══ Available data

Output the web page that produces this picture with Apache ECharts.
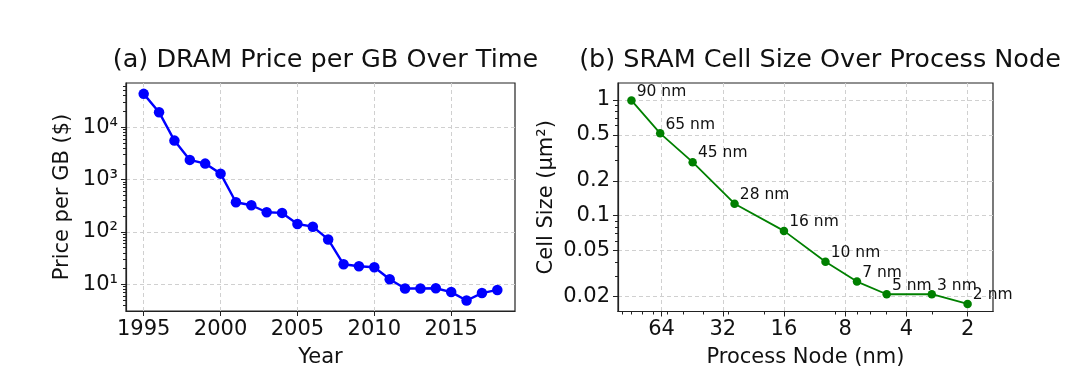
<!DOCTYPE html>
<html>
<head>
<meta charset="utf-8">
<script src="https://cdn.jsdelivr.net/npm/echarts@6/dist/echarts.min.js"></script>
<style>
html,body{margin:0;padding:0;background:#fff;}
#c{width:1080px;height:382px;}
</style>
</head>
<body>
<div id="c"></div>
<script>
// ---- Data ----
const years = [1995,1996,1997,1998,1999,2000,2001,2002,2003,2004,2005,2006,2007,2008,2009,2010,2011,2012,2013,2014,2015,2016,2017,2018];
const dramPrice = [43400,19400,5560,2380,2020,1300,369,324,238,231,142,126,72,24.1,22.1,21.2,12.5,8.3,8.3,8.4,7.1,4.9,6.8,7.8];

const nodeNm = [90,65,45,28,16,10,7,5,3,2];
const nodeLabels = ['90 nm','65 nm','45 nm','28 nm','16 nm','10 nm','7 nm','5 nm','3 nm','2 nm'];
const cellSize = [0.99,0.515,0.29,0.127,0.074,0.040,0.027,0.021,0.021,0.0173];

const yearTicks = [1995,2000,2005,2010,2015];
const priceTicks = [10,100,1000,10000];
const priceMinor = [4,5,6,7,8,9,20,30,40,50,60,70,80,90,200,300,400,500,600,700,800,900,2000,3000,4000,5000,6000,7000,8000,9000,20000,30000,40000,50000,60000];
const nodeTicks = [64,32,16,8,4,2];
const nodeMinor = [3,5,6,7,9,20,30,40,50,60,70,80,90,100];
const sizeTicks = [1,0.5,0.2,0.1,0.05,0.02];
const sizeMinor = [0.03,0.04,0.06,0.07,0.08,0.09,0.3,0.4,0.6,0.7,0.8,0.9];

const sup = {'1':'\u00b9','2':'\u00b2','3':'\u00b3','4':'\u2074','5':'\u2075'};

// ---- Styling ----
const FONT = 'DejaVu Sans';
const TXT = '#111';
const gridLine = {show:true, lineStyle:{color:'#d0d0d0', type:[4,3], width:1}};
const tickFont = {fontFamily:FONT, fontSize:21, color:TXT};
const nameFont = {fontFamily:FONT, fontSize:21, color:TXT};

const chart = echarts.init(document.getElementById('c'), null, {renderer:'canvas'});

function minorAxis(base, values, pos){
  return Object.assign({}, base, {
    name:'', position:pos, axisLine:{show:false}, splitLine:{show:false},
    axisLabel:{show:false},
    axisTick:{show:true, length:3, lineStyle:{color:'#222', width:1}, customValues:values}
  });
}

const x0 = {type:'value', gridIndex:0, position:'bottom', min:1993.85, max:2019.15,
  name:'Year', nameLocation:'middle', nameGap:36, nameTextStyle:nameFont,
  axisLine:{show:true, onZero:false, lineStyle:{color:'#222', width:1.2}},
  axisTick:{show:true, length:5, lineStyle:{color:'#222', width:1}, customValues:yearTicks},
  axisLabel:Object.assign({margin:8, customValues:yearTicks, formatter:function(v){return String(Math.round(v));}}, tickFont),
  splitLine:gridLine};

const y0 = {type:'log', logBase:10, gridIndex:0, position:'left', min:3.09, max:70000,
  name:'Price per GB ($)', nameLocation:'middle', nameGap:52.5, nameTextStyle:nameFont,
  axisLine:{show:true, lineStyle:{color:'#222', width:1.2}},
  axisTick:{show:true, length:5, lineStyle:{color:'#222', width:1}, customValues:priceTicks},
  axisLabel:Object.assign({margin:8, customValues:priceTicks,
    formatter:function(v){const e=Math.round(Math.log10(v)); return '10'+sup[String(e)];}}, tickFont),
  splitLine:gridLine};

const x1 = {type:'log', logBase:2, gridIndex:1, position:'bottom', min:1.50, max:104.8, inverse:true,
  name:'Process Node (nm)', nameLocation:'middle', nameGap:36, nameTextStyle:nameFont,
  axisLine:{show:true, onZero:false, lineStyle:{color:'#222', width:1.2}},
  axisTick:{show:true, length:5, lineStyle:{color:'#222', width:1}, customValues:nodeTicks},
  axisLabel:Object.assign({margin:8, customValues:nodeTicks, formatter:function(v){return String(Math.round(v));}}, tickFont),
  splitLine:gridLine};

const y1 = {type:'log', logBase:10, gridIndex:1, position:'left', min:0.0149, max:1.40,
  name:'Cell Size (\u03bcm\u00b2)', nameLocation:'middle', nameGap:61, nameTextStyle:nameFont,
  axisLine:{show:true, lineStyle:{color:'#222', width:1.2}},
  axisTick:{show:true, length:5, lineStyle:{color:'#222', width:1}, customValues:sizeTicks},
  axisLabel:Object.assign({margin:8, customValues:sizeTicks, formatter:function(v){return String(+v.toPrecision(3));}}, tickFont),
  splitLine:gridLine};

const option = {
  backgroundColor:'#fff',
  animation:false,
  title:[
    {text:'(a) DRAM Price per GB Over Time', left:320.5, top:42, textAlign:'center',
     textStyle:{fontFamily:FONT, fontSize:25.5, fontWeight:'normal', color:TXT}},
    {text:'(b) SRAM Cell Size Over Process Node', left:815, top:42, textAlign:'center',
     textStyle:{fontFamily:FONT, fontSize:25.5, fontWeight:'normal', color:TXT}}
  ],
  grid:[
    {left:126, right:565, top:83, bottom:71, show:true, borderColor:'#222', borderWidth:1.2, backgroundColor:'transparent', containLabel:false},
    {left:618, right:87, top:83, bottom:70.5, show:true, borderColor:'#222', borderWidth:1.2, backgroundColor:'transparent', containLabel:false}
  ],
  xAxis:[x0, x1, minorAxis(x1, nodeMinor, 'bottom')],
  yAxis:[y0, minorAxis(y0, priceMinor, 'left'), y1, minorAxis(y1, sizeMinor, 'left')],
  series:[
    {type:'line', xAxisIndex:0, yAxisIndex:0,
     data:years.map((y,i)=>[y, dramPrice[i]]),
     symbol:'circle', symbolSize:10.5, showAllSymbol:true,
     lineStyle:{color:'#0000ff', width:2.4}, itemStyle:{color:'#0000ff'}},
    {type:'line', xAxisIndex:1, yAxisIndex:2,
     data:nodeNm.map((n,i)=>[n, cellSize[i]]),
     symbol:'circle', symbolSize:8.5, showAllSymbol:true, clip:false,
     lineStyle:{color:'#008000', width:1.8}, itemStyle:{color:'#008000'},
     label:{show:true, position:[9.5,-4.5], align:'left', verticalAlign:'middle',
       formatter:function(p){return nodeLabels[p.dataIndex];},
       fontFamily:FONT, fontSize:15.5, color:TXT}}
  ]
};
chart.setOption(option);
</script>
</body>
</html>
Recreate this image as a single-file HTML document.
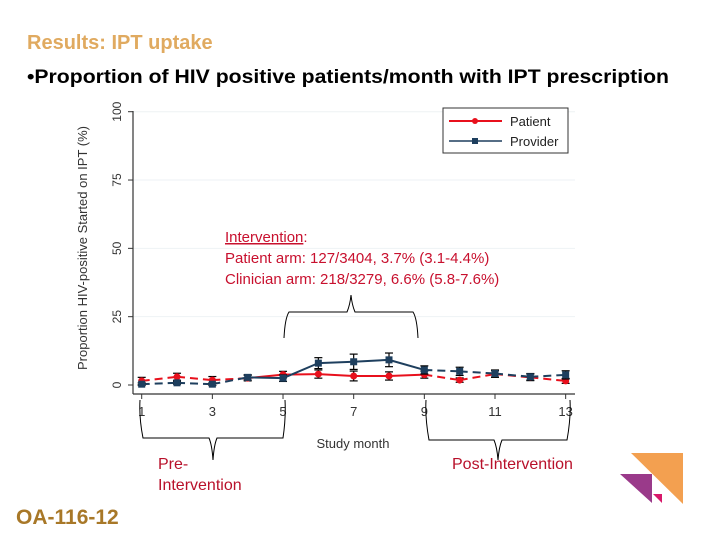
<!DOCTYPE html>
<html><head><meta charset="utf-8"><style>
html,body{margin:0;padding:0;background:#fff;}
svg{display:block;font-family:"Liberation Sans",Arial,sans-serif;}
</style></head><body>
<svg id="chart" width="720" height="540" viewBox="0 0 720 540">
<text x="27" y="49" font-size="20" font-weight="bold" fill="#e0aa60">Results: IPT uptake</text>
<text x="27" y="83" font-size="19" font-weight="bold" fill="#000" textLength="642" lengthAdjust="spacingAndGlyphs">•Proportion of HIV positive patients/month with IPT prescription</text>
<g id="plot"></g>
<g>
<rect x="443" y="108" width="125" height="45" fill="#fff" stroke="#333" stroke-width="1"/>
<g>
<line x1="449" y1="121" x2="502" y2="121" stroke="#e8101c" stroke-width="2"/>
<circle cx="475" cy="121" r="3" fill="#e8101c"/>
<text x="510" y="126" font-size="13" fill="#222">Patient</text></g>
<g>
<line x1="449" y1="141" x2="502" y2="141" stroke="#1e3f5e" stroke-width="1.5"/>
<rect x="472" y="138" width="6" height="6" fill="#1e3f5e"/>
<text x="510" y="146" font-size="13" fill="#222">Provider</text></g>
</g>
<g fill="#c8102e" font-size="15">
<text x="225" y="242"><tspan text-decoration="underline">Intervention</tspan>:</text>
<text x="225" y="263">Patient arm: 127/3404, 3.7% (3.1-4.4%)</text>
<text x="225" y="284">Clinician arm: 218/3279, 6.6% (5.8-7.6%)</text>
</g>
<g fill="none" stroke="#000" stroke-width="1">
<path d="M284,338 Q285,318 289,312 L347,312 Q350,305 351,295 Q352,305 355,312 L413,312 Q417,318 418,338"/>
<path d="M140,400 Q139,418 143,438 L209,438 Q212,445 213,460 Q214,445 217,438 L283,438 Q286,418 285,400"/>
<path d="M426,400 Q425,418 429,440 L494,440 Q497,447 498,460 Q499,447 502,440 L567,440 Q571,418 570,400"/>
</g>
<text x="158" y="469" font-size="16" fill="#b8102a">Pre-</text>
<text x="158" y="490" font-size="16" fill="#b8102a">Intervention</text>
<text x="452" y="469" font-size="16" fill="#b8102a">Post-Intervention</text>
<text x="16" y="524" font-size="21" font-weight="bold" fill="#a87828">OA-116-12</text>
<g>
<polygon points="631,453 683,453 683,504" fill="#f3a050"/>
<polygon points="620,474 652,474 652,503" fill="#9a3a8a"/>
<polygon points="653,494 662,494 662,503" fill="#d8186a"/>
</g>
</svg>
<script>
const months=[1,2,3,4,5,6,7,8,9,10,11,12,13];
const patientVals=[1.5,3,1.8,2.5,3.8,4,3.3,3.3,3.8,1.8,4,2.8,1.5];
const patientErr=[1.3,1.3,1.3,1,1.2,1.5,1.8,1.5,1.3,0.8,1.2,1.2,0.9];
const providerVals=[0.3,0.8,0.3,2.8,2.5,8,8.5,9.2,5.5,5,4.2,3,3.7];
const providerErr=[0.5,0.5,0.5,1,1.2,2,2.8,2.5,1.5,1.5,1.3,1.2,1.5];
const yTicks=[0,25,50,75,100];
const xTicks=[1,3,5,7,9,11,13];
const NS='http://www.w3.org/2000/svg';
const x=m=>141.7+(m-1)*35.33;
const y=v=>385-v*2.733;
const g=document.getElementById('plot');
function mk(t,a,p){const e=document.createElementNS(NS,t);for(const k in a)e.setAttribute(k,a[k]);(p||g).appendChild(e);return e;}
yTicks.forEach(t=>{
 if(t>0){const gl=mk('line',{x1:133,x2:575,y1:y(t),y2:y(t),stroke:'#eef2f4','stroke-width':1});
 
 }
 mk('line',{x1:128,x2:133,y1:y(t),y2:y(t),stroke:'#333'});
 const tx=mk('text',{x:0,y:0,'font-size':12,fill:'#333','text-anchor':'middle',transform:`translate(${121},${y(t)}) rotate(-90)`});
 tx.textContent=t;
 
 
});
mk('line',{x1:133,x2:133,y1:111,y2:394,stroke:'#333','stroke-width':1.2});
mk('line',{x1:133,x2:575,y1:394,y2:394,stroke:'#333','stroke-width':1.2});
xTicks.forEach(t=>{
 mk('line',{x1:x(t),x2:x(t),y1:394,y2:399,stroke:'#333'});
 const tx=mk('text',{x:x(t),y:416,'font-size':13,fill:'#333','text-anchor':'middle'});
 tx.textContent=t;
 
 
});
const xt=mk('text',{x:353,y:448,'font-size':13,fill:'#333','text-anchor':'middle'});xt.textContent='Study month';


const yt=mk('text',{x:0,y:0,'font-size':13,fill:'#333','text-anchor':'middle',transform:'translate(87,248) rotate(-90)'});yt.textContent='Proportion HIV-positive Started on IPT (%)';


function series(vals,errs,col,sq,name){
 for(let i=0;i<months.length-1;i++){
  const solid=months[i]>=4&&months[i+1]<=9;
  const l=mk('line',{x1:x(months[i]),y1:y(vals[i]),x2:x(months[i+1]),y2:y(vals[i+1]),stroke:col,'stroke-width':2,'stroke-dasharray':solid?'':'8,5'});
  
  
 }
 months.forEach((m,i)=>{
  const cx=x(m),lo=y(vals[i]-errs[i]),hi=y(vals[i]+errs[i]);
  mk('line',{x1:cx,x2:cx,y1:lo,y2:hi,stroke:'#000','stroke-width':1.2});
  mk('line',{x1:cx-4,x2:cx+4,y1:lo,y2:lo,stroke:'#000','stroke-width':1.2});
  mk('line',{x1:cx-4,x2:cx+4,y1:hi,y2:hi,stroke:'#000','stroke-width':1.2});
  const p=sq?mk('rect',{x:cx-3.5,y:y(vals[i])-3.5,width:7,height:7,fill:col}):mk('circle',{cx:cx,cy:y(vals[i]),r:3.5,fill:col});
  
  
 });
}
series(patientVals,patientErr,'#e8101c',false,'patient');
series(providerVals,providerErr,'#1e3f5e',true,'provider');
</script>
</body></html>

════

What is being asked: Some lines of the records may hold the word "this". How many do? Answer with a number and nothing else.

The response: 2